─── RECORD EXTRACTS ───

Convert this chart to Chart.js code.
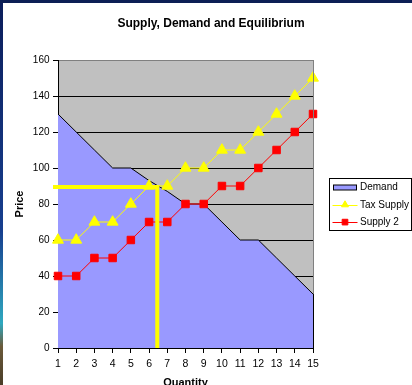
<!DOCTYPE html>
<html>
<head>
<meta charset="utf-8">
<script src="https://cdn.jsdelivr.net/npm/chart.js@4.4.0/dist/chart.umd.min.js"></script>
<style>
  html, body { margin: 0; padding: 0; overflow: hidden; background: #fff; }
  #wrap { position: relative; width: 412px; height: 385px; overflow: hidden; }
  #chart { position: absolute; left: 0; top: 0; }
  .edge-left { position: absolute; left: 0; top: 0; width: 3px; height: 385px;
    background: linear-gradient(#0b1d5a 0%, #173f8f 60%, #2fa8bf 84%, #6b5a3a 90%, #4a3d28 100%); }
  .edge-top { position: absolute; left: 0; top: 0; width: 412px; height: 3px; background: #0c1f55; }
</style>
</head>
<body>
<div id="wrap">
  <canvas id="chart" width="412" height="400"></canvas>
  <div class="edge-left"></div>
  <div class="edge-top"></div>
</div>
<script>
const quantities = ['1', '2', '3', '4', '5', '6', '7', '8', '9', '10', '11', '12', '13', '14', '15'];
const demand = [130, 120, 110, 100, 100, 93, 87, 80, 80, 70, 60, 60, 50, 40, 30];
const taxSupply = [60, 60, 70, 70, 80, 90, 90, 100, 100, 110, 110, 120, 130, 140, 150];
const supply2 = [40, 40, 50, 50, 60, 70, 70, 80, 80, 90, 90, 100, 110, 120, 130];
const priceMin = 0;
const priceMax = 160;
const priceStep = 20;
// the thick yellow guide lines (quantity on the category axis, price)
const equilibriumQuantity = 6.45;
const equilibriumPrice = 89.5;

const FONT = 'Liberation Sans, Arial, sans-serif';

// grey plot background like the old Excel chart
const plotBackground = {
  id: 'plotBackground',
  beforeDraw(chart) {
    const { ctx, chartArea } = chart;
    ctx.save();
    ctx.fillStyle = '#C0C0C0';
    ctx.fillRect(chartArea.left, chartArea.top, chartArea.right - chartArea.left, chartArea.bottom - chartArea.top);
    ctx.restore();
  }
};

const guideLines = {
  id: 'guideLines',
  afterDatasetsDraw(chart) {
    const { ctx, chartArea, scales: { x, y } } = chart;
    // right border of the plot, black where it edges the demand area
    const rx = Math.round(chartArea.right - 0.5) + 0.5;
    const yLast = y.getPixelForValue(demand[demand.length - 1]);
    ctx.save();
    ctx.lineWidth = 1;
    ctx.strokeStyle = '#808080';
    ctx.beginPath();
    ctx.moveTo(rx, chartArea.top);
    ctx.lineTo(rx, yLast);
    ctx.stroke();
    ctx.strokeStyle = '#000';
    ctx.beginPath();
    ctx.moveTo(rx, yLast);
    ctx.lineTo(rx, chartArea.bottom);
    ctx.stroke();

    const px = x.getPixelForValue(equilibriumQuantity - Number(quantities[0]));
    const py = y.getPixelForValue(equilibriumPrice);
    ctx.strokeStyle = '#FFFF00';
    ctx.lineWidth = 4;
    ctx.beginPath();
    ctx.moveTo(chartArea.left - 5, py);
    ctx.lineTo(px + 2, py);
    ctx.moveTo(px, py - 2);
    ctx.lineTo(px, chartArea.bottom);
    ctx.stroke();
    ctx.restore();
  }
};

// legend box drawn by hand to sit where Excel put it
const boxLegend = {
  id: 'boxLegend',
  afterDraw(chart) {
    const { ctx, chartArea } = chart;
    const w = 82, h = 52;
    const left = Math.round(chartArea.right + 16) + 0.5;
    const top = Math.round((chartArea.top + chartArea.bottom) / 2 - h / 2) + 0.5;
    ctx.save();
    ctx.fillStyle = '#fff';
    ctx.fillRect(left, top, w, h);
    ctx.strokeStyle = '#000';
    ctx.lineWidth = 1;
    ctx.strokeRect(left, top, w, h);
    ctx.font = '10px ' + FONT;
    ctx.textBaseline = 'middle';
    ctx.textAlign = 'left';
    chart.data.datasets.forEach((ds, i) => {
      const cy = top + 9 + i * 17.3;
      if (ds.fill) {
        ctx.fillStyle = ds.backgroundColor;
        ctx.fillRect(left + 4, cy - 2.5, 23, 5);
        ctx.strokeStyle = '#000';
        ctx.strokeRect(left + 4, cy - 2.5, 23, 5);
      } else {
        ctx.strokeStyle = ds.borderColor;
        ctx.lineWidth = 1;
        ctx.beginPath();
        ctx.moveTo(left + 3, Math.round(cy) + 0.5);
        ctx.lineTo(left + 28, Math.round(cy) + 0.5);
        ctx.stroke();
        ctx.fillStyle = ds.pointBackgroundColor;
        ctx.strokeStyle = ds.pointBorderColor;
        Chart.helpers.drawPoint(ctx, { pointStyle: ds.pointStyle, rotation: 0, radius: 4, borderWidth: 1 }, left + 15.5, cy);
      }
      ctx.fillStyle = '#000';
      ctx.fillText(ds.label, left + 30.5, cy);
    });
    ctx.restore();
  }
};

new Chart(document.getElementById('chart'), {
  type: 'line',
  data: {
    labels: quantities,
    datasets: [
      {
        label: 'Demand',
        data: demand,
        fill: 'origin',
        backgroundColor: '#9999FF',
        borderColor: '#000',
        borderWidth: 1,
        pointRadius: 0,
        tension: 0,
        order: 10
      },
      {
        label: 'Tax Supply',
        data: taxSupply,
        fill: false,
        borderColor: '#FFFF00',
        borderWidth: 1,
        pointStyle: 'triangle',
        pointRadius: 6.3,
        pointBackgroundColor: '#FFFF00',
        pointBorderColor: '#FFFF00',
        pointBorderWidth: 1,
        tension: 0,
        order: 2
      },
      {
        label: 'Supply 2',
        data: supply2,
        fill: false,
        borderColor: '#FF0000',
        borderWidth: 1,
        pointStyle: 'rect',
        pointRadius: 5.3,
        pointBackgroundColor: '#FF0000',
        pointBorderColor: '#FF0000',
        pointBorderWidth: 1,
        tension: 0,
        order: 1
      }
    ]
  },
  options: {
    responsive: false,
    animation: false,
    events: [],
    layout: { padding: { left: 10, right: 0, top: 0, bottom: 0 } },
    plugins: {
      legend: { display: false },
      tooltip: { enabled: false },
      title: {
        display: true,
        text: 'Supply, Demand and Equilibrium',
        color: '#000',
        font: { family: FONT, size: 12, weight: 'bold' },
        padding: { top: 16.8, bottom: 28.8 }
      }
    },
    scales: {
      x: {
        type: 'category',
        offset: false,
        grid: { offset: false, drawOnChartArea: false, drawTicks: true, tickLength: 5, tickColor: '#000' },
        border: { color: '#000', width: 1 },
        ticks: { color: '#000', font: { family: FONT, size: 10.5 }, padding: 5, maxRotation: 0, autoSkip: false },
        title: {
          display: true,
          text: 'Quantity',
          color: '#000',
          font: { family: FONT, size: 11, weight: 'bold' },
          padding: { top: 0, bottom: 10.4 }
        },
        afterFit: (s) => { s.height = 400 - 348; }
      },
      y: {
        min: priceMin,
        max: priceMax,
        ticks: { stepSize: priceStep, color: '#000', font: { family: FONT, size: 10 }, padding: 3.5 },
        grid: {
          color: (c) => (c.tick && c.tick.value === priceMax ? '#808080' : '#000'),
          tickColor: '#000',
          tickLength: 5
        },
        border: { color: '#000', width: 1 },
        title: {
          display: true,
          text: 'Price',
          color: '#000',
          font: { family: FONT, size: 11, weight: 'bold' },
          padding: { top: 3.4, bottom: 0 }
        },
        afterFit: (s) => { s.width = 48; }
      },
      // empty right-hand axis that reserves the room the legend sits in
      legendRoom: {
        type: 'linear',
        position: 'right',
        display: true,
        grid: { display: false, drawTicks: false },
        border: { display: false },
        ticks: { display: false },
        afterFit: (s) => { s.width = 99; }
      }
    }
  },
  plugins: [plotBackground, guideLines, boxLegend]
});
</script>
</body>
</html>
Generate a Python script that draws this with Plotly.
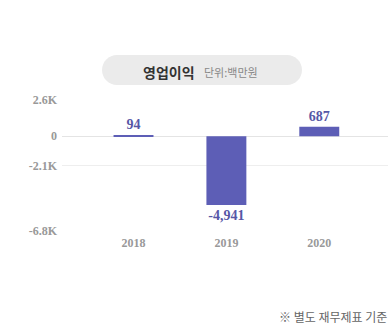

───

§ WORK INSTRUCTIONS
Output exactly the span of lines from the top of the listing through the line holding "const FONT = 'Liberation", and leave every picture out.

§ OUTPUT BELOW
Convert this chart to Chart.js code.
<!DOCTYPE html>
<html>
<head>
<meta charset="utf-8">
<script src="https://cdn.jsdelivr.net/npm/chart.js@4.4.0/dist/chart.umd.min.js"></script>
<style>
  html, body { margin: 0; padding: 0; overflow: hidden; background: #fff; }
  #wrap { position: relative; width: 412px; height: 385px; overflow: hidden; }
  #chart { position: absolute; left: 0; top: 0; }
  .edge-left { position: absolute; left: 0; top: 0; width: 3px; height: 385px;
    background: linear-gradient(#0b1d5a 0%, #173f8f 60%, #2fa8bf 84%, #6b5a3a 90%, #4a3d28 100%); }
  .edge-top { position: absolute; left: 0; top: 0; width: 412px; height: 3px; background: #0c1f55; }
</style>
</head>
<body>
<div id="wrap">
  <canvas id="chart" width="412" height="400"></canvas>
  <div class="edge-left"></div>
  <div class="edge-top"></div>
</div>
<script>
const quantities = ['1', '2', '3', '4', '5', '6', '7', '8', '9', '10', '11', '12', '13', '14', '15'];
const demand = [130, 120, 110, 100, 100, 93, 87, 80, 80, 70, 60, 60, 50, 40, 30];
const taxSupply = [60, 60, 70, 70, 80, 90, 90, 100, 100, 110, 110, 120, 130, 140, 150];
const supply2 = [40, 40, 50, 50, 60, 70, 70, 80, 80, 90, 90, 100, 110, 120, 130];
const priceMin = 0;
const priceMax = 160;
const priceStep = 20;
// the thick yellow guide lines (quantity on the category axis, price)
const equilibriumQuantity = 6.45;
const equilibriumPrice = 89.5;

const FONT = 'Liberation Sans, Arial, sans-serif';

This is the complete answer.